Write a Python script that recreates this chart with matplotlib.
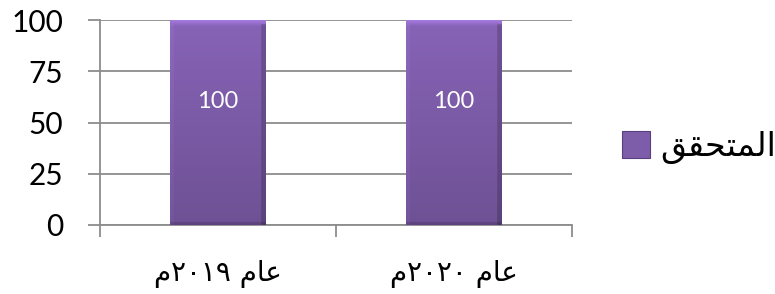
import re
import numpy as np
from matplotlib import pyplot as plt
from matplotlib.patches import Rectangle

# Data
categories = ["عام ٢٠١٩م", "عام ٢٠٢٠م"]
values = [100, 100]
series_name = "المتحقق"
y_ticks = [0, 25, 50, 75, 100]

# %%
# matplotlib has no Arabic shaping, so map letters to presentation forms by hand
# (iso, final, initial, medial)
FORMS = {
    "\u0627": ("\uFE8D", "\uFE8E", "\uFE8D", "\uFE8E"),  # alef
    "\u0644": ("\uFEDD", "\uFEDE", "\uFEDF", "\uFEE0"),  # lam
    "\u0645": ("\uFEE1", "\uFEE2", "\uFEE3", "\uFEE4"),  # meem
    "\u062A": ("\uFE95", "\uFE96", "\uFE97", "\uFE98"),  # teh
    "\u062D": ("\uFEA1", "\uFEA2", "\uFEA3", "\uFEA4"),  # hah
    "\u0642": ("\uFED5", "\uFED6", "\uFED7", "\uFED8"),  # qaf
    "\u0639": ("\uFEC9", "\uFECA", "\uFECB", "\uFECC"),  # ain
}
RIGHT_ONLY = {"\u0627"}


def shape_arabic(text):
    out = []
    for i, ch in enumerate(text):
        if ch not in FORMS:
            out.append(ch)
            continue
        prev = text[i - 1] if i > 0 else ""
        nxt = text[i + 1] if i + 1 < len(text) else ""
        j_prev = prev in FORMS and prev not in RIGHT_ONLY
        j_next = nxt in FORMS and ch not in RIGHT_ONLY
        iso, fin, ini, med = FORMS[ch]
        if j_prev and j_next:
            out.append(med)
        elif j_prev:
            out.append(fin)
        elif j_next:
            out.append(ini)
        else:
            out.append(iso)
    # right-to-left display, digit runs stay left-to-right
    tokens = re.findall(r"[\u0660-\u0669]+|.", "".join(out))
    return "".join(reversed(tokens))


# %%
plt.rcParams["font.family"] = ["Lato", "DejaVu Sans"]

grid_col = "#8c8c8c"
bar_col = np.array([0x7d, 0x5c, 0xa9]) / 255

fig = plt.figure(figsize=(7.75, 2.94), dpi=100)
ax = fig.add_axes([100 / 775, 1 - 225 / 294, 472 / 775, 205 / 294])

x = np.arange(len(categories))
bars = ax.bar(x, values, width=0.405, color=bar_col, zorder=3)

# bevelled gradient fill for each bar
h, w = 400, 100
yy = np.linspace(0, 1, h)[:, None]
xx = np.linspace(0, 1, w)[None, :]
shade = 1.08 - 0.2 * yy + 0 * xx
top = np.clip(1 - yy / 0.03, 0, 1)
shade = shade + 0.25 * top
shade = np.where((xx > 0.95) & (yy >= 0.02), shade * 0.82, shade)
shade = np.where((xx < 0.04) & (yy >= 0.02), shade * 1.05, shade)
shade = np.where(yy > 0.985, shade * 0.85, shade)
img = np.clip(bar_col[None, None, :] * shade[:, :, None], 0, 1)
for rect in bars:
    x0, y0 = rect.get_x(), rect.get_y()
    im = ax.imshow(img, extent=(x0, x0 + rect.get_width(), y0, y0 + rect.get_height()),
                   aspect="auto", zorder=4, interpolation="bilinear")
    im.set_clip_path(rect)
    ax.text(rect.get_x() + rect.get_width() / 2, 60, f"{rect.get_height():.0f}",
            ha="center", va="center", color="white", fontsize=17, zorder=5)

ax.set_xlim(-0.5, len(categories) - 0.5)
ax.set_ylim(0, 100)
ax.set_yticks(y_ticks)
ax.yaxis.grid(True, color=grid_col, linewidth=1.3, zorder=0)
ax.set_axisbelow(True)

ax.set_xticks(x)
ax.set_xticklabels([shape_arabic(c) for c in categories], fontsize=20,
                   family=["DejaVu Sans"])
ax.set_xticks(np.arange(len(categories) + 1) - 0.5, minor=True)
ax.tick_params(axis="x", which="major", length=0, pad=25)
ax.tick_params(axis="x", which="minor", length=8.5, width=1.3, color=grid_col)
ax.tick_params(axis="y", length=8.5, width=1.3, color=grid_col, labelsize=21.5, pad=18)

for side in ["top", "right"]:
    ax.spines[side].set_visible(False)
for side in ["left", "bottom"]:
    ax.spines[side].set_color(grid_col)
    ax.spines[side].set_linewidth(1.3)

# legend
handle = Rectangle((0, 0), 1, 1, facecolor=bar_col, edgecolor="#5a3f80", linewidth=0.8)
fig.legend([handle], [shape_arabic(series_name)], loc="center left",
           bbox_to_anchor=(619 / 775, 1 - 147 / 294), frameon=False,
           prop={"family": ["DejaVu Sans"], "size": 24},
           handlelength=0.84, handleheight=0.84, handletextpad=0.3,
           borderaxespad=0, borderpad=0.1)

fig.savefig("out.png", dpi=100)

> [WORK TO BE COMPLETED]: Skip the pictures and restate exactly the lines from the beginning of the listing to the line with "bars = ax.bar(x, values, width=0.405, color=bar_col, zorder=3)", that line included.

> [IN RESPONSE]:
Write a Python script that recreates this chart with matplotlib.
import re
import numpy as np
from matplotlib import pyplot as plt
from matplotlib.patches import Rectangle

# Data
categories = ["عام ٢٠١٩م", "عام ٢٠٢٠م"]
values = [100, 100]
series_name = "المتحقق"
y_ticks = [0, 25, 50, 75, 100]

# %%
# matplotlib has no Arabic shaping, so map letters to presentation forms by hand
# (iso, final, initial, medial)
FORMS = {
    "\u0627": ("\uFE8D", "\uFE8E", "\uFE8D", "\uFE8E"),  # alef
    "\u0644": ("\uFEDD", "\uFEDE", "\uFEDF", "\uFEE0"),  # lam
    "\u0645": ("\uFEE1", "\uFEE2", "\uFEE3", "\uFEE4"),  # meem
    "\u062A": ("\uFE95", "\uFE96", "\uFE97", "\uFE98"),  # teh
    "\u062D": ("\uFEA1", "\uFEA2", "\uFEA3", "\uFEA4"),  # hah
    "\u0642": ("\uFED5", "\uFED6", "\uFED7", "\uFED8"),  # qaf
    "\u0639": ("\uFEC9", "\uFECA", "\uFECB", "\uFECC"),  # ain
}
RIGHT_ONLY = {"\u0627"}


def shape_arabic(text):
    out = []
    for i, ch in enumerate(text):
        if ch not in FORMS:
            out.append(ch)
            continue
        prev = text[i - 1] if i > 0 else ""
        nxt = text[i + 1] if i + 1 < len(text) else ""
        j_prev = prev in FORMS and prev not in RIGHT_ONLY
        j_next = nxt in FORMS and ch not in RIGHT_ONLY
        iso, fin, ini, med = FORMS[ch]
        if j_prev and j_next:
            out.append(med)
        elif j_prev:
            out.append(fin)
        elif j_next:
            out.append(ini)
        else:
            out.append(iso)
    # right-to-left display, digit runs stay left-to-right
    tokens = re.findall(r"[\u0660-\u0669]+|.", "".join(out))
    return "".join(reversed(tokens))


# %%
plt.rcParams["font.family"] = ["Lato", "DejaVu Sans"]

grid_col = "#8c8c8c"
bar_col = np.array([0x7d, 0x5c, 0xa9]) / 255

fig = plt.figure(figsize=(7.75, 2.94), dpi=100)
ax = fig.add_axes([100 / 775, 1 - 225 / 294, 472 / 775, 205 / 294])

x = np.arange(len(categories))
bars = ax.bar(x, values, width=0.405, color=bar_col, zorder=3)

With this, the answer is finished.